Work to do ->
Give the data below again exactly as written, without its pictures.

>>>

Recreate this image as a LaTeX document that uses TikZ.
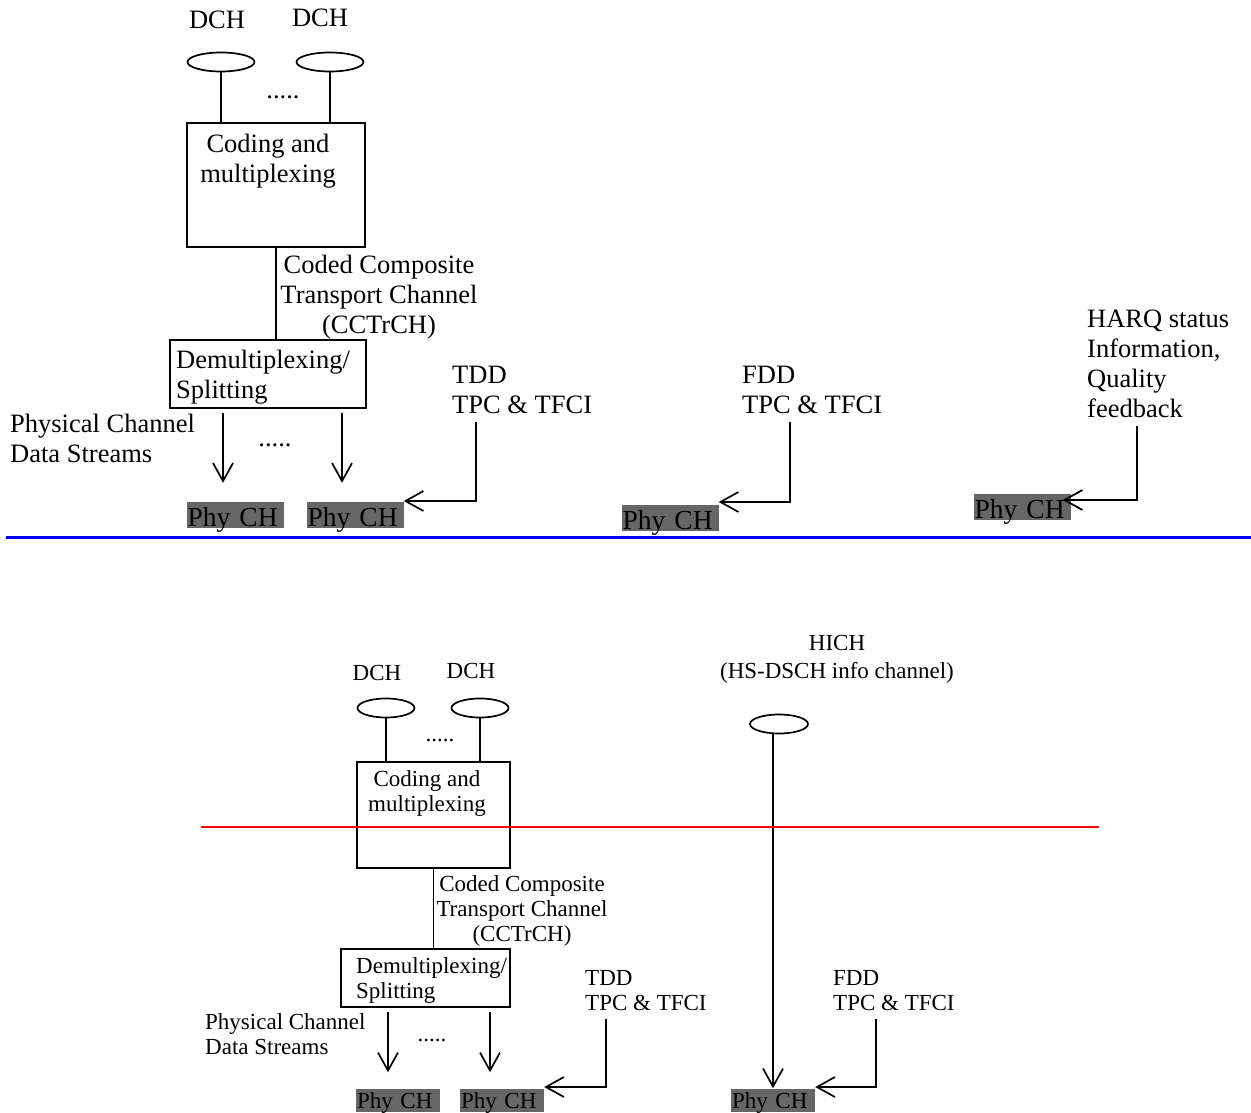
\documentclass[tikz,border=0pt]{standalone}
\usepackage{fontspec}
\setmainfont{Liberation Serif}
\usetikzlibrary{arrows.meta, positioning, shapes.geometric}
\definecolor{PhyGray}{RGB}{102,102,102}
\definecolor{CutBlue}{RGB}{0,0,255}
\definecolor{CutRed}{RGB}{255,0,0}

\begin{document}
\begin{tikzpicture}[
    x=1pt, y=-1pt,
    big/.style={font={\fontsize{26.5}{30}\selectfont}},
    small/.style={font={\fontsize{23}{25}\selectfont}},
    txt/.style={inner sep=0pt},
    chan/.style={ellipse, draw, line width=1.7pt, inner sep=0pt, minimum height=19pt},
    block/.style={rectangle, draw, line width=1.7pt, inner sep=0pt},
    phy/.style={fill=PhyGray, inner xsep=1pt, inner ysep=0pt, align=left},
    bigphy/.style={phy, font={\fontsize{27.5}{30}\selectfont}, text width=95pt, text height=24pt, text depth=2pt},
    smallphy/.style={phy, font={\fontsize{23}{25}\selectfont}, text width=82pt, text height=20pt, text depth=3pt},
    link/.style={line width=1.7pt},
    arr/.style={line width=1.7pt, -{Straight Barb[length=18pt,width=20pt]}}
  ]
  \useasboundingbox (0,0) rectangle (1251,1113);

  % upper part
  \node[big, txt] (dch1) at (217,20) {DCH};
  \node[big, txt] (dch2) at (320,18) {DCH};
  \node[chan, minimum width=67pt] (ch1) at (221,62) {};
  \node[chan, minimum width=67pt] (ch2) at (330,62) {};
  \node[big, txt] (dots1) at (283,97) {.....};
  \node[block, minimum width=178pt, minimum height=124pt] (cod) at (276,185) {};
  \node[big, txt, align=center] (codtxt) at (268,161) {Coding and\\multiplexing};
  \node[big, txt, align=center] (cct) at (379,297) {Coded Composite\\Transport Channel\\(CCTrCH)};
  \node[block, minimum width=196pt, minimum height=68pt] (dmx) at (268,374) {};
  \node[big, txt, align=left, anchor=west] (dmxtxt) at (176,377) {Demultiplexing/\\Splitting};
  \node[big, txt, align=left, anchor=west] (pcds) at (10,438) {Physical Channel\\Data Streams};
  \node[big, txt] (dots2) at (275,445) {.....};
  \node[big, txt, align=left, anchor=west] (tdd) at (452,390) {TDD\\TPC \& TFCI};
  \node[big, txt, align=left, anchor=west] (fdd) at (742,390) {FDD\\TPC \& TFCI};
  \node[big, txt, align=left, anchor=west] (harq) at (1087,364) {HARQ status\\Information,\\Quality\\feedback};

  \node[bigphy] (phy1) at (235,515) {Phy CH};
  \node[bigphy] (phy2) at (355,515) {Phy CH};
  \node[bigphy] (phy3) at (670,518) {Phy CH};
  \node[bigphy] (phy4) at (1022,507) {Phy CH};

  \coordinate (tddk) at (476,501);
  \coordinate (fddk) at (790,502);
  \coordinate (harqk) at (1137,500);

  \draw[link] (ch1.south) -- (ch1.south |- cod.north);
  \draw[link] (ch2.south) -- (ch2.south |- cod.north);
  \draw[link] (cod.south) -- (cod.south |- dmx.north);
  \draw[arr, shorten <=4pt] ([xshift=-12pt]phy1.north |- dmx.south) -- ([xshift=-12pt, yshift=19pt]phy1.north);
  \draw[arr, shorten <=4pt] ([xshift=-13pt]phy2.north |- dmx.south) -- ([xshift=-13pt, yshift=19pt]phy2.north);
  \draw[arr] ([yshift=-8pt]tdd.south -| tddk) -- (tddk) -- (tddk -| phy2.east);
  \draw[arr] ([yshift=-8pt]fdd.south -| fddk) -- (fddk) -- (fddk -| phy3.east);
  \draw[arr] ([yshift=-8pt]harq.south -| harqk) -- (harqk) -- ([xshift=-8pt]harqk -| phy4.east);

  \draw[CutBlue, line width=3pt] (6,537) -- (1251,537);

  % lower part
  \node[small, txt] (dch3) at (377,673) {DCH};
  \node[small, txt] (dch4) at (471,671) {DCH};
  \node[chan, minimum width=57pt] (ch3) at (386,708) {};
  \node[chan, minimum width=57pt] (ch4) at (480,708) {};
  \node[small, txt] (dots3) at (440,740) {.....};
  \node[block, minimum width=153pt, minimum height=106pt] (cod2) at (433.5,815) {};
  \node[small, txt, align=center] (codtxt2) at (427,793) {Coding and\\multiplexing};
  \node[small, txt, align=center] (cct2) at (522,911) {Coded Composite\\Transport Channel\\(CCTrCH)};
  \node[block, minimum width=169pt, minimum height=58pt] (dmx2) at (425.5,978) {};
  \node[small, txt, align=left, anchor=west] (dmxtxt2) at (356,980) {Demultiplexing/\\Splitting};
  \node[small, txt, align=left, anchor=west] (pcds2) at (205,1034) {Physical Channel\\Data Streams};
  \node[small, txt] (dots4) at (432,1040) {.....};
  \node[small, txt, align=left, anchor=west] (tdd2) at (585,991) {TDD\\TPC \& TFCI};
  \node[txt, align=center, font={\fontsize{23}{28}\selectfont}] (hich) at (837,659) {HICH\\(HS-DSCH info channel)};
  \node[chan, minimum width=58pt] (ch5) at (779,724) {};
  \node[small, txt, align=left, anchor=west] (fdd2) at (833,991) {FDD\\TPC \& TFCI};

  \node[smallphy] (phy5) at (398,1100) {Phy CH};
  \node[smallphy] (phy6) at (502,1100) {Phy CH};
  \node[smallphy] (phy7) at (773,1100) {Phy CH};

  \coordinate (tdd2k) at (606,1087);
  \coordinate (fdd2k) at (876,1087);

  \draw[link] (ch3.south) -- (ch3.south |- cod2.north);
  \draw[link] (ch4.south) -- (ch4.south |- cod2.north);
  \draw[link] (cod2.south) -- (cod2.south |- dmx2.north);
  \draw[arr, shorten <=4pt] ([xshift=-10pt]phy5.north |- dmx2.south) -- ([xshift=-10pt, yshift=16pt]phy5.north);
  \draw[arr, shorten <=4pt] ([xshift=-12pt]phy6.north |- dmx2.south) -- ([xshift=-12pt, yshift=16pt]phy6.north);
  \draw[arr] ([yshift=-8pt]tdd2.south -| tdd2k) -- (tdd2k) -- (tdd2k -| phy6.east);
  \draw[arr] (ch5.south -| phy7.north) -- (phy7.north);
  \draw[arr] ([yshift=-8pt]fdd2.south -| fdd2k) -- (fdd2k) -- (fdd2k -| phy7.east);

  \draw[CutRed, line width=2.5pt] (201,827) -- (1099,827);
\end{tikzpicture}
\end{document}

<<<

The completed task ->
Recreate this image as a LaTeX document that uses TikZ.
\documentclass[tikz,border=0pt]{standalone}
\usepackage{fontspec}
\setmainfont{Liberation Serif}
\usetikzlibrary{arrows.meta, positioning, shapes.geometric}
\definecolor{PhyGray}{RGB}{102,102,102}
\definecolor{CutBlue}{RGB}{0,0,255}
\definecolor{CutRed}{RGB}{255,0,0}

\begin{document}
\begin{tikzpicture}[
    x=1pt, y=-1pt,
    big/.style={font={\fontsize{26.5}{30}\selectfont}},
    small/.style={font={\fontsize{23}{25}\selectfont}},
    txt/.style={inner sep=0pt},
    chan/.style={ellipse, draw, line width=1.7pt, inner sep=0pt, minimum height=19pt},
    block/.style={rectangle, draw, line width=1.7pt, inner sep=0pt},
    phy/.style={fill=PhyGray, inner xsep=1pt, inner ysep=0pt, align=left},
    bigphy/.style={phy, font={\fontsize{27.5}{30}\selectfont}, text width=95pt, text height=24pt, text depth=2pt},
    smallphy/.style={phy, font={\fontsize{23}{25}\selectfont}, text width=82pt, text height=20pt, text depth=3pt},
    link/.style={line width=1.7pt},
    arr/.style={line width=1.7pt, -{Straight Barb[length=18pt,width=20pt]}}
  ]
  \useasboundingbox (0,0) rectangle (1251,1113);

  % upper part
  \node[big, txt] (dch1) at (217,20) {DCH};
  \node[big, txt] (dch2) at (320,18) {DCH};
  \node[chan, minimum width=67pt] (ch1) at (221,62) {};
  \node[chan, minimum width=67pt] (ch2) at (330,62) {};
  \node[big, txt] (dots1) at (283,97) {.....};
  \node[block, minimum width=178pt, minimum height=124pt] (cod) at (276,185) {};
  \node[big, txt, align=center] (codtxt) at (268,161) {Coding and\\multiplexing};
  \node[big, txt, align=center] (cct) at (379,297) {Coded Composite\\Transport Channel\\(CCTrCH)};
  \node[block, minimum width=196pt, minimum height=68pt] (dmx) at (268,374) {};
  \node[big, txt, align=left, anchor=west] (dmxtxt) at (176,377) {Demultiplexing/\\Splitting};
  \node[big, txt, align=left, anchor=west] (pcds) at (10,438) {Physical Channel\\Data Streams};
  \node[big, txt] (dots2) at (275,445) {.....};
  \node[big, txt, align=left, anchor=west] (tdd) at (452,390) {TDD\\TPC \& TFCI};
  \node[big, txt, align=left, anchor=west] (fdd) at (742,390) {FDD\\TPC \& TFCI};
  \node[big, txt, align=left, anchor=west] (harq) at (1087,364) {HARQ status\\Information,\\Quality\\feedback};

  \node[bigphy] (phy1) at (235,515) {Phy CH};
  \node[bigphy] (phy2) at (355,515) {Phy CH};
  \node[bigphy] (phy3) at (670,518) {Phy CH};
  \node[bigphy] (phy4) at (1022,507) {Phy CH};

  \coordinate (tddk) at (476,501);
  \coordinate (fddk) at (790,502);
  \coordinate (harqk) at (1137,500);

  \draw[link] (ch1.south) -- (ch1.south |- cod.north);
  \draw[link] (ch2.south) -- (ch2.south |- cod.north);
  \draw[link] (cod.south) -- (cod.south |- dmx.north);
  \draw[arr, shorten <=4pt] ([xshift=-12pt]phy1.north |- dmx.south) -- ([xshift=-12pt, yshift=19pt]phy1.north);
  \draw[arr, shorten <=4pt] ([xshift=-13pt]phy2.north |- dmx.south) -- ([xshift=-13pt, yshift=19pt]phy2.north);
  \draw[arr] ([yshift=-8pt]tdd.south -| tddk) -- (tddk) -- (tddk -| phy2.east);
  \draw[arr] ([yshift=-8pt]fdd.south -| fddk) -- (fddk) -- (fddk -| phy3.east);
  \draw[arr] ([yshift=-8pt]harq.south -| harqk) -- (harqk) -- ([xshift=-8pt]harqk -| phy4.east);

  \draw[CutBlue, line width=3pt] (6,537) -- (1251,537);

  % lower part
  \node[small, txt] (dch3) at (377,673) {DCH};
  \node[small, txt] (dch4) at (471,671) {DCH};
  \node[chan, minimum width=57pt] (ch3) at (386,708) {};
  \node[chan, minimum width=57pt] (ch4) at (480,708) {};
  \node[small, txt] (dots3) at (440,740) {.....};
  \node[block, minimum width=153pt, minimum height=106pt] (cod2) at (433.5,815) {};
  \node[small, txt, align=center] (codtxt2) at (427,793) {Coding and\\multiplexing};
  \node[small, txt, align=center] (cct2) at (522,911) {Coded Composite\\Transport Channel\\(CCTrCH)};
  \node[block, minimum width=169pt, minimum height=58pt] (dmx2) at (425.5,978) {};
  \node[small, txt, align=left, anchor=west] (dmxtxt2) at (356,980) {Demultiplexing/\\Splitting};
  \node[small, txt, align=left, anchor=west] (pcds2) at (205,1034) {Physical Channel\\Data Streams};
  \node[small, txt] (dots4) at (432,1040) {.....};
  \node[small, txt, align=left, anchor=west] (tdd2) at (585,991) {TDD\\TPC \& TFCI};
  \node[txt, align=center, font={\fontsize{23}{28}\selectfont}] (hich) at (837,659) {HICH\\(HS-DSCH info channel)};
  \node[chan, minimum width=58pt] (ch5) at (779,724) {};
  \node[small, txt, align=left, anchor=west] (fdd2) at (833,991) {FDD\\TPC \& TFCI};

  \node[smallphy] (phy5) at (398,1100) {Phy CH};
  \node[smallphy] (phy6) at (502,1100) {Phy CH};
  \node[smallphy] (phy7) at (773,1100) {Phy CH};

  \coordinate (tdd2k) at (606,1087);
  \coordinate (fdd2k) at (876,1087);

  \draw[link] (ch3.south) -- (ch3.south |- cod2.north);
  \draw[link] (ch4.south) -- (ch4.south |- cod2.north);
  \draw[link] (cod2.south) -- (cod2.south |- dmx2.north);
  \draw[arr, shorten <=4pt] ([xshift=-10pt]phy5.north |- dmx2.south) -- ([xshift=-10pt, yshift=16pt]phy5.north);
  \draw[arr, shorten <=4pt] ([xshift=-12pt]phy6.north |- dmx2.south) -- ([xshift=-12pt, yshift=16pt]phy6.north);
  \draw[arr] ([yshift=-8pt]tdd2.south -| tdd2k) -- (tdd2k) -- (tdd2k -| phy6.east);
  \draw[arr] (ch5.south -| phy7.north) -- (phy7.north);
  \draw[arr] ([yshift=-8pt]fdd2.south -| fdd2k) -- (fdd2k) -- (fdd2k -| phy7.east);

  \draw[CutRed, line width=2.5pt] (201,827) -- (1099,827);
\end{tikzpicture}
\end{document}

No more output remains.